*Excerpted records*
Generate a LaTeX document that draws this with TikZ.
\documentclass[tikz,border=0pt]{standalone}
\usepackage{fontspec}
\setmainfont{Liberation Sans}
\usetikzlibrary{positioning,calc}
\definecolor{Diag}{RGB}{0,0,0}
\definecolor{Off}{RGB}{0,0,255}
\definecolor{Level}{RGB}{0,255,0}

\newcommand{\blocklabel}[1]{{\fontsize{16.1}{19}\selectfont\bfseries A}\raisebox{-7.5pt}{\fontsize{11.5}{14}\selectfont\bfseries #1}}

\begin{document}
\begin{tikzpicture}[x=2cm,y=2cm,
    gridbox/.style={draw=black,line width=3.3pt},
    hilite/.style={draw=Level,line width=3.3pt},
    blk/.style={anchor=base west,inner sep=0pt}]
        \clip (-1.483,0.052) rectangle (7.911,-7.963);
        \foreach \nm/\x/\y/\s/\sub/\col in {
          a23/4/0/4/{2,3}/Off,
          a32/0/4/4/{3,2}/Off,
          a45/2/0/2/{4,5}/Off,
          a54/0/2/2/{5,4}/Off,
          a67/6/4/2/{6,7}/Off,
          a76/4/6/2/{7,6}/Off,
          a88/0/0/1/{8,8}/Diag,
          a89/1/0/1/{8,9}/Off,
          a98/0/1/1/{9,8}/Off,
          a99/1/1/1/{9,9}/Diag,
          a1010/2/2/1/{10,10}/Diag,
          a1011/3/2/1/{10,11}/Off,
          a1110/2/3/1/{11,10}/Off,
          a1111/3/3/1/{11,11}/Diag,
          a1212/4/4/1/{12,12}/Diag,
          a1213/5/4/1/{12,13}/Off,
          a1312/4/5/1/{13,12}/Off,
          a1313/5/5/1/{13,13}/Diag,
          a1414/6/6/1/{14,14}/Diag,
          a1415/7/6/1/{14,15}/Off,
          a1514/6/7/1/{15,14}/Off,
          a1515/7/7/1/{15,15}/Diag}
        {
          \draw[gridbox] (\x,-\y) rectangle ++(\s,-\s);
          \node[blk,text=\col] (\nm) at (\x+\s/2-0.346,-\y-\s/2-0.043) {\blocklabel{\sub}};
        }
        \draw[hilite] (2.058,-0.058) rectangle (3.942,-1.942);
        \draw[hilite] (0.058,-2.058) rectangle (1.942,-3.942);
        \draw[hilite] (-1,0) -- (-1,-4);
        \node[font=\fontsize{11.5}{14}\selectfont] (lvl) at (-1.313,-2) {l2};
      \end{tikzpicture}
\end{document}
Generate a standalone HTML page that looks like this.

*Work to be completed*
Output every entry shown above, exactly.

*Response to the exercise*
Generate a LaTeX document that draws this with TikZ.
\documentclass[tikz,border=0pt]{standalone}
\usepackage{fontspec}
\setmainfont{Liberation Sans}
\usetikzlibrary{positioning,calc}
\definecolor{Diag}{RGB}{0,0,0}
\definecolor{Off}{RGB}{0,0,255}
\definecolor{Level}{RGB}{0,255,0}

\newcommand{\blocklabel}[1]{{\fontsize{16.1}{19}\selectfont\bfseries A}\raisebox{-7.5pt}{\fontsize{11.5}{14}\selectfont\bfseries #1}}

\begin{document}
\begin{tikzpicture}[x=2cm,y=2cm,
    gridbox/.style={draw=black,line width=3.3pt},
    hilite/.style={draw=Level,line width=3.3pt},
    blk/.style={anchor=base west,inner sep=0pt}]
        \clip (-1.483,0.052) rectangle (7.911,-7.963);
        \foreach \nm/\x/\y/\s/\sub/\col in {
          a23/4/0/4/{2,3}/Off,
          a32/0/4/4/{3,2}/Off,
          a45/2/0/2/{4,5}/Off,
          a54/0/2/2/{5,4}/Off,
          a67/6/4/2/{6,7}/Off,
          a76/4/6/2/{7,6}/Off,
          a88/0/0/1/{8,8}/Diag,
          a89/1/0/1/{8,9}/Off,
          a98/0/1/1/{9,8}/Off,
          a99/1/1/1/{9,9}/Diag,
          a1010/2/2/1/{10,10}/Diag,
          a1011/3/2/1/{10,11}/Off,
          a1110/2/3/1/{11,10}/Off,
          a1111/3/3/1/{11,11}/Diag,
          a1212/4/4/1/{12,12}/Diag,
          a1213/5/4/1/{12,13}/Off,
          a1312/4/5/1/{13,12}/Off,
          a1313/5/5/1/{13,13}/Diag,
          a1414/6/6/1/{14,14}/Diag,
          a1415/7/6/1/{14,15}/Off,
          a1514/6/7/1/{15,14}/Off,
          a1515/7/7/1/{15,15}/Diag}
        {
          \draw[gridbox] (\x,-\y) rectangle ++(\s,-\s);
          \node[blk,text=\col] (\nm) at (\x+\s/2-0.346,-\y-\s/2-0.043) {\blocklabel{\sub}};
        }
        \draw[hilite] (2.058,-0.058) rectangle (3.942,-1.942);
        \draw[hilite] (0.058,-2.058) rectangle (1.942,-3.942);
        \draw[hilite] (-1,0) -- (-1,-4);
        \node[font=\fontsize{11.5}{14}\selectfont] (lvl) at (-1.313,-2) {l2};
      \end{tikzpicture}
\end{document}
Generate a standalone HTML page that looks like this.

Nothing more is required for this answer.